As the Board noted, tacking in general should be condoned only in "rare instances." Wear-Guard, slip op. at 7, citing 1 J. Gilson, Trademark Protection and Practice, § 3.03 at 3-48 (1983). And it would be clearly contrary to well-established principles of trademark law to sanction the tacking of a mark with a narrow commercial impression onto one with a broader commercial impression. See, e.g., Corporate Fitness Programs v. Weider Health and Fitness, 2 USPQ2d 1682 (TTAB 1987) (Board rejected attempt to "tack" applicant's earlier mark "SHAPE UP" to later mark "SHAPE"); Viviane Woodard Corp. v. Roberts, 181 USPQ 840 (TTAB 1974) (prior use of the mark "ALTER EGO" cannot be tacked onto use of mark "EGO"); Polo Fashions, Inc. v. Extra Special Products, Inc., 451 F. Supp. 555, 200 USPQ 161 (S.D.N.Y. 1978) ("Marco Polo" may not be tacked onto "Polo").

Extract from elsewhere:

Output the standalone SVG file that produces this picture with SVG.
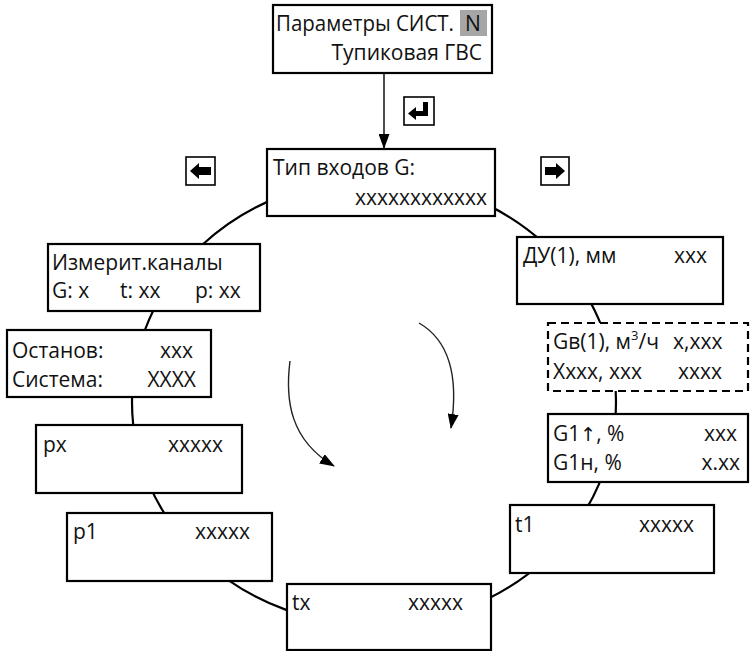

Because the Board's determination that "CLOTHES THAT WORK" and "CLOTHES THAT WORK. FOR THE WORK YOU DO" are not legal equivalents for tacking purposes is correct as a matter of law, the Board's decision is
The question requiring decision is whether Van Dyne-Crotty, registrant of the mark "CLOTHES THAT WORK", is entitled to the earlier dates of use of "CLOTHES THAT WORK. FOR THE WORK YOU DO", a mark purchased from Horace Small Manufacturing Company, who had been using it since 1974.
I can not agree with the panel majority that the marks are not "legal equivalents" based on their visual and oral appearance and their use with similar goods. In the ordinary environment where consumers see and hear the slogans of trade, there is no significant difference between CLOTHES THAT WORK, the mark used by Van Dyne-Crotty, and CLOTHES THAT WORK with the added clause FOR THE WORK YOU DO. The appended clause does not change the commercial impression of CLOTHES THAT WORK; it is simply an explanation, a reinforcement — as is often seen in commercial usage. The appended clause does not convert CLOTHES THAT WORK into a different mark, as the panel majority holds.
However, I believe that the facts do not support attributing to Van Dyne-Crotty the dates of use by Horace Small. On this basis I reach the same result as does the panel majority, and thus I concur in the judgment.